Year-over-year survey results show a leap in Americans’ intent-to-purchase wild Alaska Pollock over the next 30 days, according to an international marketing firm tracking product demand for the Association of Genuine Alaska Pollock Producers (GAPP).
Survey results presented by Ketchum Global this week during the fourth Wild Alaska Pollock annual meeting in Seattle on Oct. 17 said nearly seven million more consumers now know more about wild Alaska Pollock than a year ago.
Mary Elizabeth Germaine, head of analytics for marketing firm Ketchum Global, said the likelihood of purchasing and eating wild Alaska Pollock within the next 30 days is now 31%, closing the gap between wild Alaska Pollock and Pacific cod. The gap between wild Alaska Pollock and cod is now narrowed by 2%, she said.

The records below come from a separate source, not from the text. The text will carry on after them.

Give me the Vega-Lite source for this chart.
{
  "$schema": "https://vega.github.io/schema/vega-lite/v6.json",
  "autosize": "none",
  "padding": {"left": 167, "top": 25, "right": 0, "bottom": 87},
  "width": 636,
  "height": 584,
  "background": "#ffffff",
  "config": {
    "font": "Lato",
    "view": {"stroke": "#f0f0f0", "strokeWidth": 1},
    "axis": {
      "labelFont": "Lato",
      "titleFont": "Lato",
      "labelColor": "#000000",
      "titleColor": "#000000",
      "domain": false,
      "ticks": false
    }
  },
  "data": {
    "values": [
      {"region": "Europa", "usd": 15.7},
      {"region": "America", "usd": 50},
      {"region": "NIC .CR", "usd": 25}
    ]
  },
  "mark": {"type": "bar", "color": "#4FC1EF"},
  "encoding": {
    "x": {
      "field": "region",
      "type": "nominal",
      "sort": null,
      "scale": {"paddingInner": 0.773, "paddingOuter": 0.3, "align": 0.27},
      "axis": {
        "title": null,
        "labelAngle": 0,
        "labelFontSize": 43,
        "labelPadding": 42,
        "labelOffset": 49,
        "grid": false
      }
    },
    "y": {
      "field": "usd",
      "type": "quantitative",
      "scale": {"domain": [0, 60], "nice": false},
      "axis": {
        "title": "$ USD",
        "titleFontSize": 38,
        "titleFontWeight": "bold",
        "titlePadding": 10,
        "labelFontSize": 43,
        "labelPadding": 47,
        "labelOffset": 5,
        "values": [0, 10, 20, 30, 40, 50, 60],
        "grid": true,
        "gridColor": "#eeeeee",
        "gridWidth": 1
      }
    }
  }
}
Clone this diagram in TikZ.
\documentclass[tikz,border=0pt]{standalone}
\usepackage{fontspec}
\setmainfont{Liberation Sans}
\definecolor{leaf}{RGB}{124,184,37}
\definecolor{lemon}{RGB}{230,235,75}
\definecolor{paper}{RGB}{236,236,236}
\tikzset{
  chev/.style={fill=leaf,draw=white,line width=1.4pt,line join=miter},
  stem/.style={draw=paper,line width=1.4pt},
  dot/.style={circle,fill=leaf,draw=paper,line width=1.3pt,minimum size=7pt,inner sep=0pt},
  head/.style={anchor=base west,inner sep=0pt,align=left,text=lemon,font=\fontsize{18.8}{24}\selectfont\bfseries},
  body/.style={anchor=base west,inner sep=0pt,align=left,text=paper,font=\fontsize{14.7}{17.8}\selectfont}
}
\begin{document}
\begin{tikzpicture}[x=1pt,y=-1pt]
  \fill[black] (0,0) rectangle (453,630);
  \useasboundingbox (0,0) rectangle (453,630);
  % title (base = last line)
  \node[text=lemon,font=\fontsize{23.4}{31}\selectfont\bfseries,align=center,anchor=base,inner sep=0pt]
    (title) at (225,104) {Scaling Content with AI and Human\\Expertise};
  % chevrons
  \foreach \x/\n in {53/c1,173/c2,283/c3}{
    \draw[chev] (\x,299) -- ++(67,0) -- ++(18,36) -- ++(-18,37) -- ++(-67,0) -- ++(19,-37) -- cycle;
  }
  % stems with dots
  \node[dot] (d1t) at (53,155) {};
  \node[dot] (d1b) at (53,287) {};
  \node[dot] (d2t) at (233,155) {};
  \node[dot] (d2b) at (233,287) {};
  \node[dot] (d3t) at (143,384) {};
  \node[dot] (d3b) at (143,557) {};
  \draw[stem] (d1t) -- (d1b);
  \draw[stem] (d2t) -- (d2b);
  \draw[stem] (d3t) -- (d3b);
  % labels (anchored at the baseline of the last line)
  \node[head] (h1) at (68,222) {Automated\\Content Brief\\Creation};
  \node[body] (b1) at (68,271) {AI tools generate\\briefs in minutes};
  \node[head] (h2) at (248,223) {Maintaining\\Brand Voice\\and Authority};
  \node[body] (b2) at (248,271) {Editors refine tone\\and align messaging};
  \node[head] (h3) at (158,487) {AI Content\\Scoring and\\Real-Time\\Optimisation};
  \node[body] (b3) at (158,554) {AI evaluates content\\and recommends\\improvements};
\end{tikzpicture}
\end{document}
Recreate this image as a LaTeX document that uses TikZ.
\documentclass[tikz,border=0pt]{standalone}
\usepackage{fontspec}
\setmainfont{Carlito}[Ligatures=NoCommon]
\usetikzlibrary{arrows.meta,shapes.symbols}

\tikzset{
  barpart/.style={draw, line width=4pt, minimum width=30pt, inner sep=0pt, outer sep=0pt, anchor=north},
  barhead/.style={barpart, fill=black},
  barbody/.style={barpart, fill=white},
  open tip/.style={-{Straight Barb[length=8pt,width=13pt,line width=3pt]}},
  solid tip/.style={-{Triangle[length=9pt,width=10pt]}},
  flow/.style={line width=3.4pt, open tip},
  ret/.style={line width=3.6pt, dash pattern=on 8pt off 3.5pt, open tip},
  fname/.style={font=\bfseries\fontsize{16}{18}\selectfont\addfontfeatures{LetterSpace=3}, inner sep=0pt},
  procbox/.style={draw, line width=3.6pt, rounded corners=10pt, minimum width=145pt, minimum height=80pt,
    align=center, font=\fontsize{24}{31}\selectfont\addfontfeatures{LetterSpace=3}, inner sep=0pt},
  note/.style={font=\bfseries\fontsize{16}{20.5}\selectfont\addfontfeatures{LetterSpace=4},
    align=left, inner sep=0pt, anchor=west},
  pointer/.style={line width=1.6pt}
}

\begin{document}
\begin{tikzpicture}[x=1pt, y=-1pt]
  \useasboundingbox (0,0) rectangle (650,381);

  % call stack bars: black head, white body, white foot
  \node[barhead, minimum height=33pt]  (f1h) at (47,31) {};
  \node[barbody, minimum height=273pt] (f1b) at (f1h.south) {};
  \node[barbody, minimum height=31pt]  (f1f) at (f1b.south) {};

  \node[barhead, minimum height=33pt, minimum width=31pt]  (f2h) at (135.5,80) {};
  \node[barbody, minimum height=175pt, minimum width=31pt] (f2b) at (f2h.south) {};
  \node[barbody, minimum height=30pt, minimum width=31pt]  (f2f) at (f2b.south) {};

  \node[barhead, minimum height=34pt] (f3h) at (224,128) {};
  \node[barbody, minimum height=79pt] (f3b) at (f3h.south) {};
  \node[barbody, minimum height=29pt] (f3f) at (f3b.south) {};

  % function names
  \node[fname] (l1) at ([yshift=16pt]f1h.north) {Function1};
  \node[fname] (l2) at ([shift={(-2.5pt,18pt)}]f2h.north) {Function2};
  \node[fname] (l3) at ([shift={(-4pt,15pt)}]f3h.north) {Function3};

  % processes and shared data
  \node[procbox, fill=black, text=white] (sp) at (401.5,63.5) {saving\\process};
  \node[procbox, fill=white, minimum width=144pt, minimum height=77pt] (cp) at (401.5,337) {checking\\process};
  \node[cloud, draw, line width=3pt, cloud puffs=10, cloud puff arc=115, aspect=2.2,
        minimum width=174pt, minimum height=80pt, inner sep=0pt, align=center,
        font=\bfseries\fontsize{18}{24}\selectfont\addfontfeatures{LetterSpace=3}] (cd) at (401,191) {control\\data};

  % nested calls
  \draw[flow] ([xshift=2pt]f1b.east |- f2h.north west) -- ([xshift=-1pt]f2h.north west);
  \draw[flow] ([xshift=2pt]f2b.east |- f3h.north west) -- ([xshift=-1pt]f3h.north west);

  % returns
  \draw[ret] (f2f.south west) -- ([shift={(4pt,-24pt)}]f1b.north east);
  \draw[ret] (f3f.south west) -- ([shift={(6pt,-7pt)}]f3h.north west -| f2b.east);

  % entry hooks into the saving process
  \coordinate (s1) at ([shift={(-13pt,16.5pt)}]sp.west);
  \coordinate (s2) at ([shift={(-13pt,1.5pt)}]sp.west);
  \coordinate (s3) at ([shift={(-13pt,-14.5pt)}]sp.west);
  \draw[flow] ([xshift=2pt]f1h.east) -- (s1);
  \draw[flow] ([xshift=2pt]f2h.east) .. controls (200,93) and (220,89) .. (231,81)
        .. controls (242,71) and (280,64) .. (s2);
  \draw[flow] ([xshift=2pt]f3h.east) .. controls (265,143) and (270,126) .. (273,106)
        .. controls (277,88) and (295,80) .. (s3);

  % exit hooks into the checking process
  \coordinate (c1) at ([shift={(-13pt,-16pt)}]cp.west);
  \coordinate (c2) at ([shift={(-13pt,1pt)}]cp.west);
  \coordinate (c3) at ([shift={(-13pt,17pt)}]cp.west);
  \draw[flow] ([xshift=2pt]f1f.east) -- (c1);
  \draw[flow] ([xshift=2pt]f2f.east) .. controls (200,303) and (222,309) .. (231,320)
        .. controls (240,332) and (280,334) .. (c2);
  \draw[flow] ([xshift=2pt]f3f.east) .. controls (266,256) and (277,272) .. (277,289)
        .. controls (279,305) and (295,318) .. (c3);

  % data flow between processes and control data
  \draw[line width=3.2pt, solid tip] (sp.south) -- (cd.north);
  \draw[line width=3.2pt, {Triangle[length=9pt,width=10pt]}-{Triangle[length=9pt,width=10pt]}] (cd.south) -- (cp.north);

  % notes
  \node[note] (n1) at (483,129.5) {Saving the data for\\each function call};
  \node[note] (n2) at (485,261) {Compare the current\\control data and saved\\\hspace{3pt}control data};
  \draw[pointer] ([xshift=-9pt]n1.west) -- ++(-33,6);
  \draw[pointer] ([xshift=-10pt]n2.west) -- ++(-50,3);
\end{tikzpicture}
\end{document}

This is the fourth year of GAPP’s year-over-year study, an online survey of a nationally representative sample of Americans to measure mass awareness and familiarity of Wild Alaska Pollock with consumers. “Even as we’re educating new people on Wild Alaska Pollock—perception of the fish overall is remaining incredibly positive,” she said.

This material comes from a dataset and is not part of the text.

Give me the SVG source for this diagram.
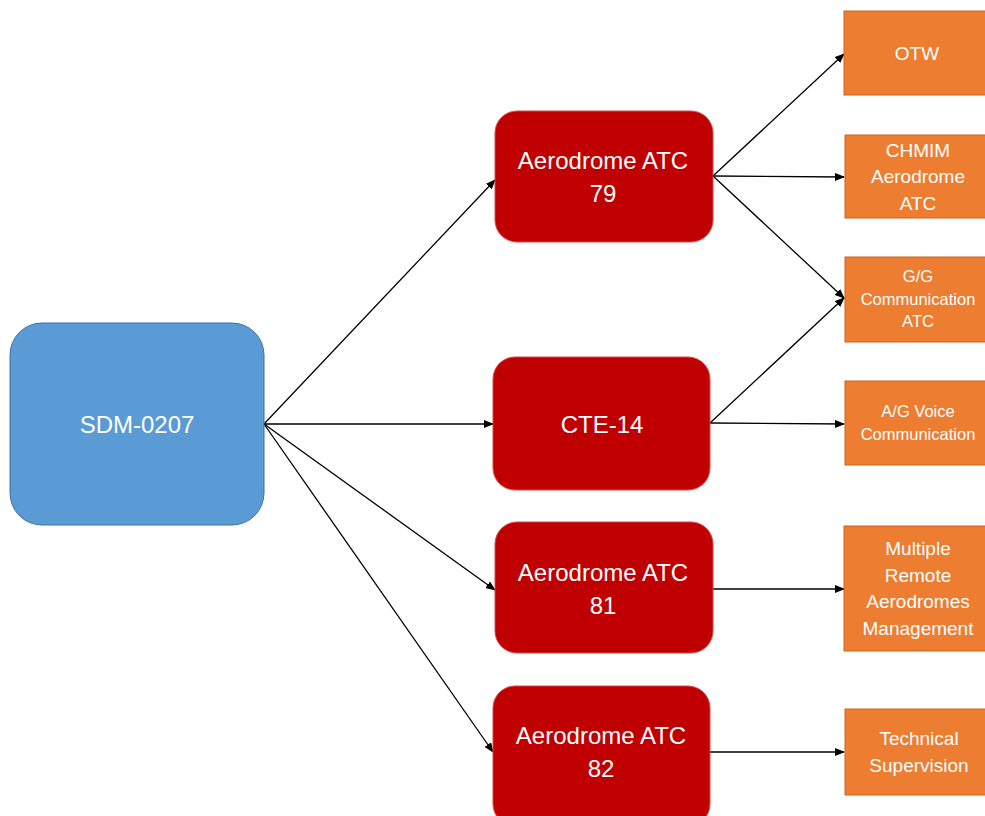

Germaine and Ketchum Director of Analytics Lauren Hasse also spoke about the impact of inflation and the opportunity the current economic conditions present, particularly for surimi. Hasse told participants at the GAPP meeting that surimi has a new opportunity throughout this time of inflation to attract more consumers to eating Pollock.

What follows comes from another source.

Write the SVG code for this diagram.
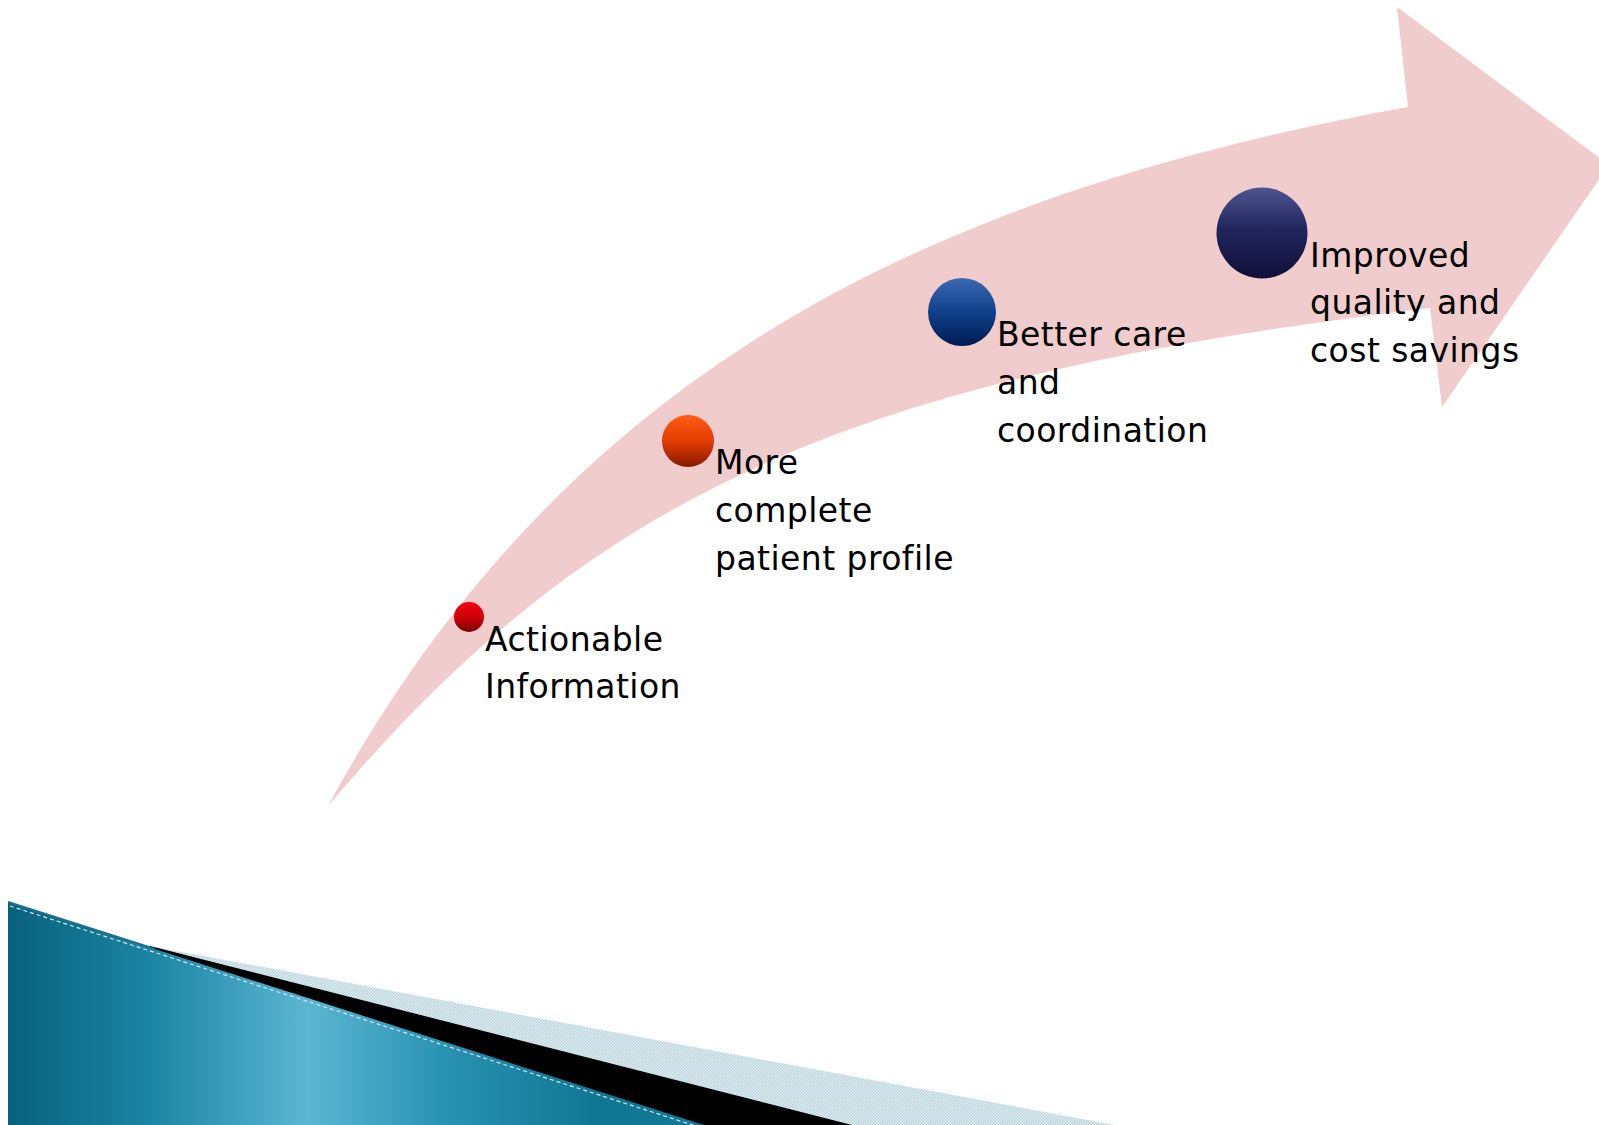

“Inflation is bringing a slew of new consumers into the category that have never been there before,” Germaine said. “A lot of these consumers haven’t heard of wild Alaska Pollock or haven’t visited the frozen food aisle before and that’s a huge opportunity to connect to these new consumers and talk about the fish’s attributes.”
Germaine also noted that people are seeing wild Alaska Pollock more often in restaurants and on social media, a direct result of the direct-to-consumer influencer marketing GAPP has been doing.